Alabama jumps to highest ranking in 15 years
ATHENS, Ga. (AP) _ Come on, Alabama fans. Not in your wildest dreams did any of you really believe Nick Saban would turn things around this quickly, now did you?
Just five games into his second season, the Crimson Tide has returned to a spot in the college football hierarchy that it used to take for granted, climbing to No. 2 in The Associated Press rankings Sunday.
It’s a little early to be saying, “Bear who?”
But there’s little doubt Saban has restored a sense of order to a program that endured on-the-job training for Mike DuBose and Mike Shula, the spurning by Dennis Franchione, and the alleged shenanigans of Mike Price.
“It doesn’t matter now. It doesn’t matter until the end,” Saban said. “Let’s see when we get a full body of work at the end of the season.”
But Alabama turned in perhaps the most impressive performance of the young season on Saturday night, going on the road to pummel a Georgia team that started the season No. 1 and was considered a leading national championship contender even after slipping a couple of spots.
The Crimson Tide (5-0, 2-0 Southeastern Conference) was up 31-0 by halftime, and the 41-30 final wasn’t nearly that close. Even though Georgia tacked on a couple of late touchdowns, this was Alabama all the way.
“We beat a pretty good team,” quarterback John Parker Wilson said. “We scored a lot of points on a good defense, but we have a lot (of games) left.”
Indeed, it seems highly unlikely that any team will make it through the season unbeaten, not after a tumultuous week in which three of the top five were beaten.
Georgia, which recovered from two early losses a year ago to finish No. 2 in the final AP rankings, isn’t giving up on a similar comeback this season, though its immediate focus was rebounding to win the SEC East. The Bulldogs plummeted eight spots to 11th in the new poll.
“We’ve still got a chance,” cornerback Asher Allen said. “I hope we get Alabama again.
By that, he meant a rematch in the league championship game.
But that’s more than two months away. For now, the Tide looks like the SEC’s new powerhouse after a game-changing weekend in which both Georgia and Florida lost at home.
Alabama has the sort of balance one looks for on offense. Wilson, a senior, generally avoids big mistakes. Three running backs — Glen Coffee, Mark Ingram and Roy Upchurch — got to the end zone against Georgia. Freshman Julio Jones is a star in the making at receiver. The offensive line counts two seniors and three juniors among its starters.
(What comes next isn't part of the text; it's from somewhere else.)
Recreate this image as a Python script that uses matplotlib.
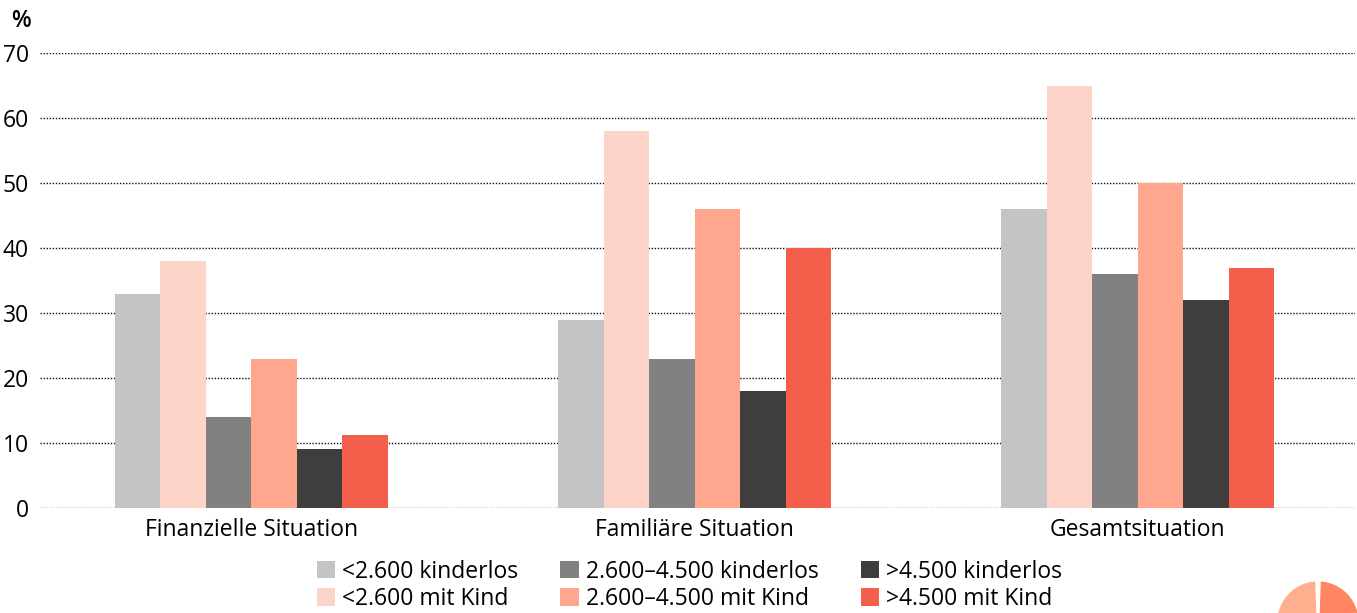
import matplotlib
matplotlib.use('Agg')
import matplotlib.pyplot as plt
from matplotlib.patches import Wedge
import numpy as np

# data
categories = ["Finanzielle Situation", "Familiäre Situation", "Gesamtsituation"]
series_labels = ["<2.600 kinderlos", "<2.600 mit Kind",
                 "2.600\u20134.500 kinderlos", "2.600\u20134.500 mit Kind",
                 ">4.500 kinderlos", ">4.500 mit Kind"]
low_ohne = [33, 29, 46]
low_mit = [38, 58, 65]
mid_ohne = [14, 23, 36]
mid_mit = [23, 46, 50]
high_ohne = [9, 18, 32]
high_mit = [11.3, 40, 37]
yticks = [0, 10, 20, 30, 40, 50, 60, 70]

colors = ["#C4C4C4", "#FDD5C8", "#818181", "#FEA78E", "#3F3E3C", "#F45F4C"]
series = [low_ohne, low_mit, mid_ohne, mid_mit, high_ohne, high_mit]

plt.rcParams['font.family'] = ['Open Sans', 'DejaVu Sans']

fig = plt.figure(figsize=(13.57, 6.13), dpi=100)
ax = fig.add_axes([0.0295, 0.1713, 0.969, 0.7422])

x = np.arange(len(categories))
w = 0.1027
for i, (vals, col, lab) in enumerate(zip(series, colors, series_labels)):
    ax.bar(x + (i - 2.5) * w, vals, width=w, color=col, label=lab,
           linewidth=0, zorder=2)

ax.set_xlim(-0.477, 2.49)
ax.set_ylim(0, 70)
ax.set_yticks(yticks)
ax.set_xticks(x)
ax.set_xticklabels(categories, fontsize=16.5)
ax.tick_params(axis='y', labelsize=16.5, length=0, pad=8)
ax.tick_params(axis='x', length=0, pad=7)
ax.yaxis.grid(True, linestyle=(0, (1, 1.2)), color='#111111', linewidth=1.0)
ax.set_axisbelow(True)
for s in ax.spines.values():
    s.set_visible(False)

fig.text(0.0155, 0.965, "%", fontsize=16.5, ha='center', va='center',
         fontweight='semibold')

leg = fig.legend(ncol=3, loc='center', bbox_to_anchor=(0.508, 0.045),
                 frameon=False, fontsize=16.5, handlelength=0.8, handleheight=0.8,
                 handletextpad=0.3, columnspacing=1.85, labelspacing=0.15)

# logo fragment bottom right
fig_ax = fig.add_axes([0, 0, 1, 1], zorder=-1)
fig_ax.set_xlim(0, 1357)
fig_ax.set_ylim(613, 0)
fig_ax.axis('off')
fig_ax.add_patch(Wedge((1318, 622), 42, 180, 268, facecolor="#FFAE8E", edgecolor='white', linewidth=2))
fig_ax.add_patch(Wedge((1318, 622), 42, 272, 360, facecolor="#FF8660", edgecolor='white', linewidth=2))

fig.savefig("out.png", dpi=100)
Defensively, the Tide is strong up the middle with 365-pound (and then some) Terrence Cody at nose guard and 249-pound sophomore Rolando McClain anchoring the linebackers.
Clearly, Saban’s recruiting efforts — he’s already signed two of the nation’s best classes — are paying quick dividends in Tuscaloosa. The Tide opened with a 34-10 blowout of Clemson, which started the season ranked in the Top 10. Alabama won its first two SEC games on the road, scoring more than 40 points each time. Every victory has been by a double-digit margin.
“We played a very good team,” Georgia coach Mark Richt said. “After playing them, I’m more convinced they are one of the best teams in the country, if not the best. At least right now they are. Every challenge that’s come their way, they’ve handled with relative ease. We certainly battled out tails off to make a little game of it in the fourth quarter. But they took care of business.”
Alabama hasn’t been ranked this high by the AP since it was No. 2 for the first eight polls of the 1993 season, coming off a national championship the previous year.
A lofty perch, to be sure. Just don’t expect Saban to take his foot off the pedal.
After the game, the fiery coach spent as much time berating his team’s effort in the second half than he did talking about the dismantling of Georgia over the first two quarters. The Bulldogs scored 17 straight points to at least make the Tide a little nervous, but Alabama showed it mettle by driving for a decisive field goal, then tacking on another TD for good measure.
“You can’t lose intensity at the half and give a team an opportunity to come back,” Saban said. “I’m looking at what we need to do to become a better team.”
He knows there are no gimmes in the SEC. Next up is Kentucky, which is surprisingly unbeaten. Then comes Mississippi, coming off shocking upset of Florida in the Swamp. After that, the annual showdown with Tennessee, which is off to a dismal start and would love nothing better than a win over its rival to turn things around.
“We know what’s at stake,” Wilson said. “Anybody can beat you.”
If Alabama makes it through that stretch unscathed, all eyes will turn to the Nov. 8 game at LSU.
Saban will be returning to the campus that revered him for guiding the Tigers to a share of the 2003 national title, but now considers him a traitor. Saban left Baton Rouge for the NFL’s Miami Dolphins, only to resurface just two years later at a rival SEC school.
Saban has more pressing things on his mind than settling old scores.
“I’m happy,” he insisted. “I know I don’t look happy, but I am.”